# How do I flash a custom rom?



## Lanmonster (May 9, 2012)

When I rooted my d2vzw, I tried to install AOKP official b4 and it softbricked (!).
I recovered using odin and flashed it onto root66 (stock root). I would really like to be on aokp because I loved it on my Gnex!
If anyone has any tips, that would be awesome!


----------



## Nick.Tbolt (Aug 14, 2011)

Lanmonster said:


> When I rooted my d2vzw, I tried to install AOKP official b4 and it softbricked (!).
> I recovered using odin and flashed it onto root66 (stock root). I would really like to be on aokp because I loved it on my Gnex!
> If anyone has any tips, that would be awesome!

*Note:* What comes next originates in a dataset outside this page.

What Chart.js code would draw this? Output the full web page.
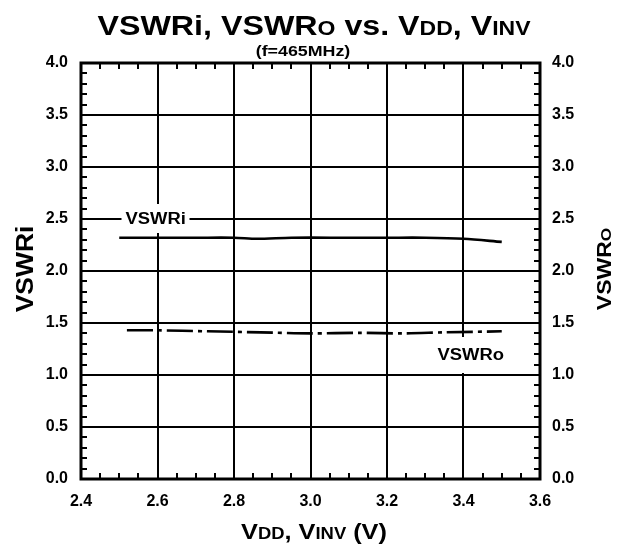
<!DOCTYPE html>
<html>
<head>
<meta charset="utf-8">
<script src="https://cdn.jsdelivr.net/npm/chart.js@4.4.0/dist/chart.umd.min.js"></script>
<style>
  html, body { margin: 0; padding: 0; background: #fff; }
  #wrap { width: 621px; height: 546px; }
</style>
</head>
<body>
<div id="wrap"><canvas id="vswrChart" width="621" height="546"></canvas></div>
<script>
// input VSWR vs supply voltage
const vddIn  = [2.5, 2.6, 2.7, 2.8, 2.86, 2.95, 3.1, 3.2, 3.3, 3.4, 3.5];
const vswrIn = [2.32, 2.32, 2.32, 2.32, 2.31, 2.32, 2.32, 2.32, 2.32, 2.31, 2.28];
// output VSWR vs supply voltage
const vddOut  = [2.52, 2.6, 2.73, 2.87, 3.0, 3.13, 3.24, 3.35, 3.5];
const vswrOut = [1.43, 1.43, 1.42, 1.41, 1.40, 1.405, 1.40, 1.41, 1.42];
// axis ticks
const xTicks = [2.4, 2.6, 2.8, 3.0, 3.2, 3.4, 3.6];
const yTicks = [0, 0.5, 1.0, 1.5, 2.0, 2.5, 3.0, 3.5, 4.0];

const FONT = '"Liberation Sans", Arial, Helvetica, sans-serif';
const STRETCH = 1.15; // lettering is a bit wider than plain Arial

function toPoints(xs, ys) {
  return xs.map((x, i) => ({ x: x, y: ys[i] }));
}

// draws a string made of parts with different font sizes (fake small caps)
function drawParts(ctx, parts, x, y, align) {
  let total = 0;
  parts.forEach(p => { ctx.font = 'bold ' + p[1] + 'px ' + FONT; total += ctx.measureText(p[0]).width; });
  ctx.save();
  ctx.translate(x, y);
  ctx.scale(STRETCH, 1);
  let cx = align === 'center' ? -total / 2 : 0;
  ctx.textAlign = 'left';
  parts.forEach(p => {
    ctx.font = 'bold ' + p[1] + 'px ' + FONT;
    ctx.fillText(p[0], cx, 0);
    cx += ctx.measureText(p[0]).width;
  });
  ctx.restore();
}

const frameAndText = {
  id: 'frameAndText',
  beforeDatasetsDraw(chart) {
    const ctx = chart.ctx;
    const xs = chart.scales.x, ys = chart.scales.y;
    ctx.save();
    // label boxes knock out the grid behind the curve names
    ctx.fillStyle = '#fff';
    const ix = xs.getPixelForValue(2.6), iy = ys.getPixelForValue(2.5);
    ctx.fillRect(ix - 36, iy - 15, 68, 29);
    const ox = xs.getPixelForValue(3.4), oy = ys.getPixelForValue(1.0);
    ctx.fillRect(ox - 31, oy - 38, 76, 36);
    ctx.fillStyle = '#000';
    ctx.textBaseline = 'middle';
    drawParts(ctx, [['VSWRi', 16]], ix - 32, iy + 1, 'left');
    drawParts(ctx, [['VSWRo', 16]], ox - 26, oy - 19, 'left');
    ctx.restore();
  },
  afterDraw(chart) {
    const ctx = chart.ctx;
    const a = chart.chartArea;
    const xs = chart.scales.x, ys = chart.scales.y;
    ctx.save();
    ctx.strokeStyle = '#000';
    // minor ticks, inside the frame
    ctx.lineWidth = 2;
    ctx.beginPath();
    for (let i = 0; i <= 40; i++) {
      if (i % 5 === 0) continue;
      const py = Math.round(ys.getPixelForValue(i / 10));
      ctx.moveTo(a.left, py); ctx.lineTo(a.left + 6, py);
      ctx.moveTo(a.right, py); ctx.lineTo(a.right - 6, py);
    }
    for (let i = 0; i <= 24; i++) {
      if (i % 4 === 0) continue;
      const px = Math.round(xs.getPixelForValue(2.4 + i * 0.05));
      ctx.moveTo(px, a.bottom); ctx.lineTo(px, a.bottom - 6);
      ctx.moveTo(px, a.top); ctx.lineTo(px, a.top + 6);
    }
    ctx.stroke();
    ctx.lineWidth = 3;
    ctx.strokeRect(a.left, a.top, a.right - a.left, a.bottom - a.top);

    // titles
    ctx.fillStyle = '#000';
    ctx.textBaseline = 'alphabetic';
    drawParts(ctx, [['VSWRi, VSWR', 28], ['O', 20], [' vs. V', 28], ['DD', 20], [', V', 28], ['INV', 20]], 314, 35, 'center');
    drawParts(ctx, [['(f=465MHz)', 15.5]], 303, 56, 'center');
    drawParts(ctx, [['V', 22], ['DD', 16], [', V', 22], ['INV', 16], [' (V)', 22]], 314, 539, 'center');

    ctx.save();
    ctx.translate(33, 269);
    ctx.rotate(-Math.PI / 2);
    drawParts(ctx, [['VSWRi', 23]], 0, 0, 'center');
    ctx.restore();
    ctx.save();
    ctx.translate(611, 269);
    ctx.rotate(-Math.PI / 2);
    drawParts(ctx, [['VSWR', 20], ['O', 15]], 0, 0, 'center');
    ctx.restore();
    ctx.restore();
  }
};

const tickFont = { family: FONT, size: 16, weight: 'bold' };

new Chart(document.getElementById('vswrChart'), {
  type: 'scatter',
  data: {
    datasets: [{
      label: 'VSWRi',
      data: toPoints(vddIn, vswrIn),
      showLine: true,
      borderColor: '#000',
      borderWidth: 2.6,
      pointRadius: 0,
      tension: 0.3,
      yAxisID: 'y'
    }, {
      label: 'VSWRo',
      data: toPoints(vddOut, vswrOut),
      showLine: true,
      borderColor: '#000',
      borderWidth: 2.6,
      borderDash: [26, 5, 4, 5],
      pointRadius: 0,
      tension: 0.3,
      yAxisID: 'y'
    }]
  },
  options: {
    responsive: false,
    animation: false,
    devicePixelRatio: 1,
    layout: { padding: { top: 63, left: 0, right: 0, bottom: 0 } },
    plugins: { legend: { display: false }, tooltip: { enabled: false } },
    scales: {
      x: {
        type: 'linear', min: 2.4, max: 3.6,
        afterBuildTicks: s => { s.ticks = xTicks.map(v => ({ value: v })); },
        afterFit: s => { s.height = 67; },
        grid: { color: '#000', lineWidth: 2, drawTicks: false },
        border: { display: false },
        ticks: { color: '#000', font: tickFont, padding: 13, maxRotation: 0,
                 callback: v => v.toFixed(1) }
      },
      y: {
        type: 'linear', position: 'left', min: 0, max: 4,
        afterBuildTicks: s => { s.ticks = yTicks.map(v => ({ value: v })); },
        afterFit: s => { s.width = 81; },
        grid: { color: '#000', lineWidth: 2, drawTicks: false },
        border: { display: false },
        ticks: { color: '#000', font: tickFont, padding: 13, callback: v => v.toFixed(1) }
      },
      y2: {
        type: 'linear', position: 'right', min: 0, max: 4,
        afterBuildTicks: s => { s.ticks = yTicks.map(v => ({ value: v })); },
        afterFit: s => { s.width = 81; },
        grid: { display: false, drawTicks: false },
        border: { display: false },
        ticks: { color: '#000', font: tickFont, padding: 12, callback: v => v.toFixed(1) }
      }
    }
  },
  plugins: [frameAndText]
});
</script>
</body>
</html>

Download ez unlock and unlock your bootloader. Its in the dev section

* Verizon Galaxy S3 *


----------



## Lanmonster (May 9, 2012)

Downloaded, tapped unlock, got a success message. Now if I flash any ROM I won't softbrick?


----------



## blaineevans (Jul 11, 2011)

There's about 30 DIY's out there. Pick one, and follow it.

Sent from my SCH-I535 using Tapatalk 2


----------



## Lanmonster (May 9, 2012)

I was just wondering if there was any other hidden step that I missed. Forgive me. I am nervous because that was the first brick of any kind that I caused and it was scary as hell! So, again, for clarity, I am good to go now?


----------



## blaineevans (Jul 11, 2011)

If you are unlocked, with custom recovery, yes.

Sent from my SCH-I535 using Tapatalk 2


----------



## djj624 (Aug 12, 2011)

Download rom/gapps, check md5. Reboot into recovery , wipe data, cache, and dalvik cache. Flash rom then gapps. Reboot.
Only do this if your sure your rooted and unlocked.
Sent from my SCH-I535 using Tapatalk 2


----------